You Deserve Peace.
I help couples, families and individuals impacted by divorce find solutions towards more peace in their life and relationships. It means money in your pockets instead of paying lawyers every time you have a disagreement. It means enjoying your children's milestones together like graduations, weddings, holidays and the births of your grandchildren. It means not living with bitterness or letting your divorce define your story.
Who can benefit from marriage counseling?
Most marriages and other relationships aren’t perfect. Each person brings his or her own ideas, values, opinions and personal history into a relationship, and they don’t always match their partner’s. Those differences don’t necessarily mean your relationship is bound for conflict. To the contrary, differences can be complementary — you know the saying about opposites attracting. These differences can also help people understand, respect and accept opposing views and cultures.
But relationships can be tested. Differences or habits that you once found endearing may grate on your nerves after time together. Sometimes specific issues, such as an extramarital affair or loss of sexual attraction, trigger problems in a relationship. Other times, there’s a gradual disintegration of communication and caring.
No matter the cause, distress in a relationship can create undue stress, tension, sadness, worry, fear and other problems. You may hope your relationship troubles just go away on their own. But left to fester, a bad relationship may only worsen and eventually lead to physical or psychological problems, such as depression. A bad relationship can also create problems on the job and affect other family members or even friendships as people feel compelled to take sides.

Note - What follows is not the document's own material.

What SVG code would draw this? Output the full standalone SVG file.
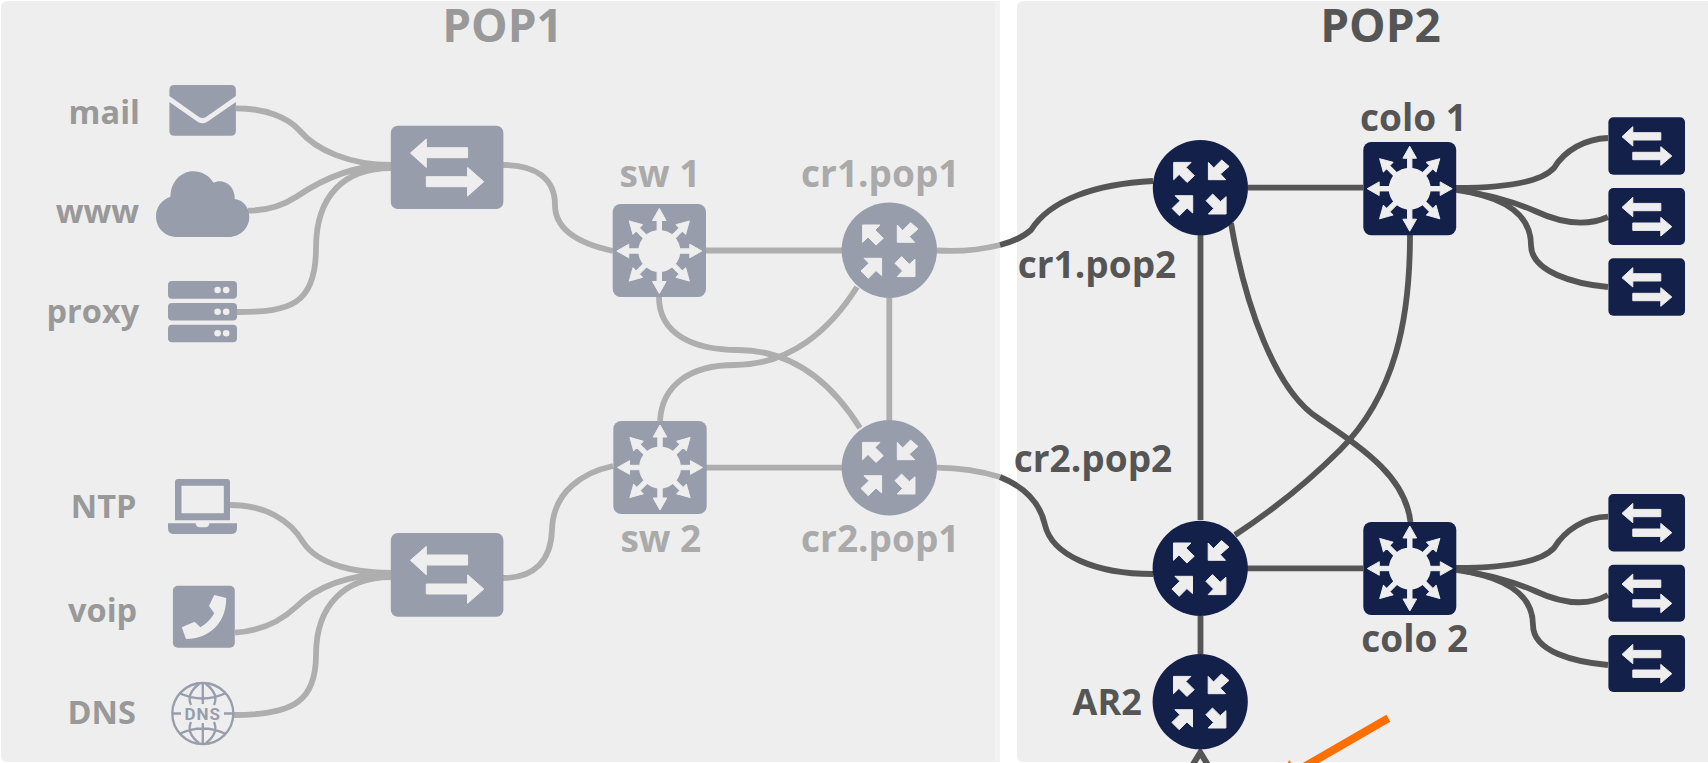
<svg xmlns="http://www.w3.org/2000/svg" width="1708" height="763" viewBox="0 0 1708 763">
<style>
text{font-family:"Open Sans","Noto Sans","DejaVu Sans",sans-serif;font-weight:700;font-size:37px}
.t1{fill:#999;text-anchor:end;font-size:32.500px}
.t2{fill:#aaa;text-anchor:middle}
.t3{fill:#555;text-anchor:middle}
.title{font-size:46px;text-anchor:middle}
.g{fill:#989dac}
.n{fill:#13204a}
.w{fill:#eee}
.ar{stroke:#eee;stroke-width:1;stroke-linejoin:round}
.cg,.cd{fill:none;stroke-width:5.800}
.cg{stroke:#aeaeae}
.cd{stroke:#555}
.globe{fill:none;stroke:#989dac;stroke-width:2.300}
</style>
<defs>
<path id="arrow" d="M-2.200 -20V-30.500H-6.800L0 -42.500L6.800 -30.500H2.200V-20Z"/>
<g id="hub" class="w">
<circle r="21"/>
<g class="ar"><use href="#arrow"/><use href="#arrow" transform="rotate(45)"/><use href="#arrow" transform="rotate(90)"/><use href="#arrow" transform="rotate(135)"/><use href="#arrow" transform="rotate(180)"/><use href="#arrow" transform="rotate(225)"/><use href="#arrow" transform="rotate(270)"/><use href="#arrow" transform="rotate(315)"/></g>
</g>
<g id="rt" class="w ar">
<path d="M-26.700 -25.300H-9.300L-14.300 -20.300L-6 -12L-13.300 -5.300L-21.300 -13.300L-26.700 -8Z"/>
<path d="M8 -25.300V-8H25.300L20 -13.700L28.700 -21.300L21.300 -27.700L13.300 -19.700Z"/>
<path d="M-7.700 8V25.300L-13.300 20.300L-21 28L-28.300 20.700L-20.300 13L-25.300 8Z"/>
<path d="M25.700 9V26.300H8L13.300 20.700L5.700 13L12.300 6.300L20 14Z"/>
</g>
<g id="swa" class="w ar">
<path d="M19.600 27.300L35.500 13.400V22H76.800V32H35.500V41.700Z"/>
<path d="M93 56L76.800 70.300V61H35.500V51H76.800V41.700Z"/>
</g>
<g id="ssw" class="w ar">
<path d="M13.600 19.400L24.400 9.400V15.400H52.400V22.700H24.400V28.700Z"/>
<path d="M63.400 38.700L52.400 48V42.400H24.400V35H52.400V29.400Z"/>
</g>
</defs>
<rect x="1" y="1" width="999" height="761" rx="6" fill="#eee"/>
<rect x="995" y="1" width="5" height="761" fill="#f2f2f2"/>
<rect x="1017" y="1" width="700" height="761" rx="6" fill="#eee"/>

<g id="connectors">
<path class="cg" d="M236 108.300C265 108.300 288 117 300 131C316 150 350 165 391 165"/>
<path class="cg" d="M248 210.700C268 210.700 282 206 296 197C318 182 350 165 391 165"/>
<path class="cg" d="M237 312C290 312 316 305 316 248C316 195 345 168 391 168"/>
<path class="cg" d="M503 165C535 165 555 178 555 205C555 235 590 246 613 251"/>
<path class="cg" d="M706 250.500H842"/>
<path class="cg" d="M706 467.700H842"/>
<path class="cg" d="M889.300 298V420"/>
<path class="cg" d="M659 297C659 335 695 350 738 350C790 350 830 380 860 428"/>
<path class="cg" d="M660 421C662 385 690 365 735 365C790 365 830 330 857 287"/>
<path class="cg" d="M503 578C535 578 551 560 552 530C553 490 585 472 613 466"/>
<path class="cg" d="M230 505C265 505 290 520 303 542C318 565 355 573 391 573"/>
<path class="cg" d="M235 632.700C260 631 280 622 296 607C315 588 345 575 391 573"/>
<path class="cg" d="M234 715C295 715 316 700 316 655C316 605 345 577 391 577"/>
<path class="cg" d="M937 250.500C960 252 980 250 1000 245"/>
<path class="cg" d="M937 467.700C960 468 980 471 1000 477"/>
<path class="cd" d="M1000 245C1012 242 1022 238 1031 230C1050 200 1095 184 1153 181"/>
<path class="cd" d="M1000 477C1025 487 1040 502 1045 525C1052 555 1095 574 1153 574"/>
<path class="cd" d="M1248 187.700H1363"/>
<path class="cd" d="M1247 568.300H1363"/>
<path class="cd" d="M1200.500 235V520"/>
<path class="cd" d="M1200.500 616V654"/>
<path class="cd" d="M1231 223C1245 305 1275 390 1318 418C1360 447 1405 475 1410.500 522"/>
<path class="cd" d="M1410 235C1410 320 1395 395 1340 450C1310 480 1270 512 1235 535"/>
<path class="cd" d="M1456 188C1500 188 1540 183 1554 168C1565 150 1585 139 1608 138"/>
<path class="cd" d="M1456 189C1490 196 1510 200 1535 211C1565 225 1590 225 1608 217"/>
<path class="cd" d="M1456 190C1485 194 1531 205 1531 245C1531 272 1575 284 1608 287"/>
<path class="cd" d="M1456 568C1500 568 1540 563 1554 548C1565 530 1585 517 1608 516.700"/>
<path class="cd" d="M1456 569C1490 576 1510 580 1535 591C1565 605 1590 605 1608 595"/>
<path class="cd" d="M1456 570C1485 574 1533 585 1533 625C1533 652 1575 662 1608 665"/>
<path d="M1192 766L1200.300 752.500L1208.500 766" fill="none" stroke="#555" stroke-width="6"/>
<path d="M1388.300 718.300L1290 775" fill="none" stroke="#ff6f00" stroke-width="8"/>
<path d="M1289.300 760L1283 772H1297Z" fill="#ff6f00"/>
</g>

<text class="title" x="502.500" y="41.700" style="fill:#999">POP1</text>
<text class="title" x="1380.500" y="41.700" style="fill:#555">POP2</text>

<g id="mail"><path class="g" d="M169.400 96V90Q169.400 85 174.400 85H230.900Q235.900 85 235.900 90V96L206 117Q202.500 119 199 117Z"/><path class="g" d="M169.400 102L198 122Q202.500 124.500 207 122L235.900 102V130.700Q235.900 135.700 230.900 135.700H174.400Q169.400 135.700 169.400 130.700Z"/><text class="t1" x="140" y="124">mail</text></g>
<g id="www"><path class="g" d="M177 237C165 237 156 228 156 216C156 207 162 199.500 170.500 196.700C170.500 182 181 171.300 193 171.300C202 171.300 209.500 176 213.500 182.700C222 178 235 184 234.800 199C243 200 249.300 207 249.300 217C249.300 228 240 237 229 237Z"/><text class="t1" x="139.200" y="222.700">www</text></g>
<g id="proxy"><rect class="g" x="168" y="281" width="69" height="17.700" rx="4"/><rect class="g" x="168" y="303" width="69" height="17.500" rx="4"/><rect class="g" x="168" y="324.700" width="69" height="17.500" rx="4"/>
<g class="w"><circle cx="217.600" cy="290" r="3.300"/><circle cx="226.200" cy="290" r="3.300"/><circle cx="217.600" cy="311.700" r="3.300"/><circle cx="226.200" cy="311.700" r="3.300"/><circle cx="217.600" cy="333.300" r="3.300"/><circle cx="226.200" cy="333.300" r="3.300"/></g><text class="t1" x="139.200" y="323.300">proxy</text></g>
<g id="switch-a"><rect class="g" x="390.800" y="125.700" width="112.600" height="83.300" rx="7"/><use href="#swa" x="390.800" y="125.700"/></g>
<g id="sw1"><rect class="g" x="612.700" y="204" width="93.300" height="93" rx="8"/><use href="#hub" x="659.300" y="251"/><text class="t2" x="660" y="186.700">sw 1</text></g>
<g id="cr1-pop1"><circle class="g" cx="889.300" cy="250.300" r="47.700"/><use href="#rt" x="889.300" y="250.300"/><text class="t2" x="880.300" y="186.700">cr1.pop1</text></g>
<g id="sw2"><rect class="g" x="613.300" y="421" width="93.400" height="93" rx="8"/><use href="#hub" x="660" y="467.500"/><text class="t2" x="660.800" y="551.700">sw 2</text></g>
<g id="cr2-pop1"><circle class="g" cx="889.300" cy="467.700" r="47.700"/><use href="#rt" x="889.300" y="467.700"/><text class="t2" x="880.300" y="551.700">cr2.pop1</text></g>
<g id="ntp"><path class="g" fill-rule="evenodd" d="M175 482Q175 479 178 479H227Q230 479 230 482V520.300H175ZM181.500 485.700V513.300H223.800V485.700Z"/><path class="g" d="M168 523.300H195.600Q196 527.300 200 527.300H205Q209 527.300 209.400 523.300H237V528Q237 534 231 534H174Q168 534 168 528Z"/><text class="t1" x="136.500" y="518.300">NTP</text></g>
<g id="voip"><rect class="g" x="172.900" y="585.700" width="61.900" height="62" rx="5"/><path class="w" d="M214.200 595L226.200 598C226.500 622 210 639 186 639L181.800 627.300L194.600 621.700L200.400 627.300C206 624 211 619 214.200 613.300L209 606Z"/><text class="t1" x="137.200" y="622">voip</text></g>
<g id="dns"><circle class="globe" cx="202.800" cy="713.500" r="30.500"/><path class="globe" d="M172 713.500H181M224 713.500H233M202.800 683V704M202.800 723V744M191 705Q186 694 199 684M214 705Q219 694 206 684M179 693Q202.800 704 226 693M191 722Q186 733 199 743M214 722Q219 733 206 743M179 734Q202.800 723 226 734"/><text x="202.800" y="720" style="font-family:Roboto,'Open Sans',sans-serif;font-size:17px;letter-spacing:1px;text-anchor:middle;fill:#989dac">DNS</text><text class="t1" x="135.800" y="724.300">DNS</text></g>
<g id="switch-b"><rect class="g" x="390.800" y="533" width="112.600" height="83.700" rx="7"/><use href="#swa" x="390.800" y="533"/></g>

<g id="cr1-pop2"><circle class="n" cx="1200.400" cy="187.700" r="47.600"/><use href="#rt" x="1200.400" y="187.700"/><text class="t3" x="1097" y="278.300">cr1.pop2</text></g>
<g id="colo1"><rect class="n" x="1363.300" y="142" width="92.900" height="93.300" rx="8"/><use href="#hub" x="1409.700" y="188.700"/><text class="t3" x="1413.500" y="130.700">colo 1</text></g>
<g id="cr2-pop2"><circle class="n" cx="1200.200" cy="568.300" r="47.600"/><use href="#rt" x="1200.200" y="568.300"/><text class="t3" x="1093" y="471.700">cr2.pop2</text></g>
<g id="colo2"><rect class="n" x="1363.300" y="522" width="93" height="93" rx="8"/><use href="#hub" x="1409.800" y="568.500"/><text class="t3" x="1414.800" y="651.700">colo 2</text></g>
<g id="ar2"><circle class="n" cx="1200.200" cy="701.700" r="47.600"/><use href="#rt" x="1200.200" y="701.700"/><text class="t3" x="1107.200" y="715" style="font-size:36px">AR2</text></g>
<g id="s1"><rect class="n" x="1608.400" y="117.300" width="76.600" height="57.400" rx="5"/><use href="#ssw" x="1608.400" y="117.300"/></g>
<g id="s2"><rect class="n" x="1608.400" y="188" width="76.600" height="57" rx="5"/><use href="#ssw" x="1608.400" y="188"/></g>
<g id="s3"><rect class="n" x="1608.400" y="258.300" width="76.600" height="57.400" rx="5"/><use href="#ssw" x="1608.400" y="258.300"/></g>
<g id="s4"><rect class="n" x="1608.400" y="494" width="76.600" height="57.400" rx="5"/><use href="#ssw" x="1608.400" y="494"/></g>
<g id="s5"><rect class="n" x="1608.400" y="564.700" width="76.600" height="57" rx="5"/><use href="#ssw" x="1608.400" y="564.700"/></g>
<g id="s6"><rect class="n" x="1608.400" y="635" width="76.600" height="57" rx="5"/><use href="#ssw" x="1608.400" y="635"/></g>
</svg>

Marriage counseling, also called couples therapy, helps couples — married or not — understand and resolve conflicts and improve their relationship. Marriage counseling gives couples the tools to communicate better, negotiate differences, problem solve and even argue in a healthier way.
What is Co-Parent Coaching?
My process for Co-parenting Counseling is that I meet with each parent separately first to hear each of the parent’s stories and concerns. We will then start meeting in joint sessions. I also like to meet with the child once or twice to get a sense from them about how they are feeling about the divorce. It is powerful to watch their eyes when they find out that their mom and dad have been meeting and talk about them. Kids love it! Once your child realizes BOTH of you are talking and are on the same page, they will begin to have a harder time using your divorce as a way to manipulate both of you. All children of divorce manipulate whether they do it intentionally or unintentionally. Often they are also in a lot of pain and feel caught in the middle. My office becomes a safe place where they can share their pain, anger, and confusion about the divorce.S
The first joint session is very structured going over a Co-parent plan as well as working through several educational tools together. These tools can help co-parents learn how to communicate more effectively and disengage from their marital relationship. We then begin working on parenting issues. Both parents bring 1-2 parenting issues to the session. These parenting issues can be anything from scheduling, educational, health, discipline, and communication issues. These conversations are powerful because so many times divorced couples have made incorrect stories up in their heads about the other person. When divorced couples sit down and talk with each other and a third-part who helps them navigate what the other person is saying, this can be a profound moment in both of them moving forward instead of living in the past.
Family and Life Issues
Sometimes parents go through a divorce or separation, experience a season of difficulty with financial resources, drug addiction, aggression, conflict, or even abusive behavior. Families can feel caught in ruts for a variety of reasons.
Some families feel embarrassed, frustrated, or confused about attending counseling. However, take a moment to consider what led to your family to the difficulties they are facing now. Are you and your partner going through a divorce? Is anyone dealing with immense stress or lack of support? Have there been traumatic events within the family? Does your family often fight or argue?
Problems such as these rarely happen out of nowhere, as families typically develop these difficulties over time. Parents and children often lack the support and knowledge needed to repair relationships, change habits, and work better as a team in the future. When the problem remains unaddressed, often families find obstacles worsening over time.
Families that find themselves in a rut often experience symptoms such as:
- Breakdowns in communication among family members
- Abusive behavior
- Isolation and lack of support
- Dependence on alcohol or drugs
- Unhealthy venting or angry outbursts
- Child or partner neglect
We know how devastating it can be to deal with these situations – and we want to help. We offer therapy services specifically tailored to individuals and families. We provide shame-free, blame-free counseling that focuses on the most relevant issues, identifies solutions, and sets the groundwork for changes that last.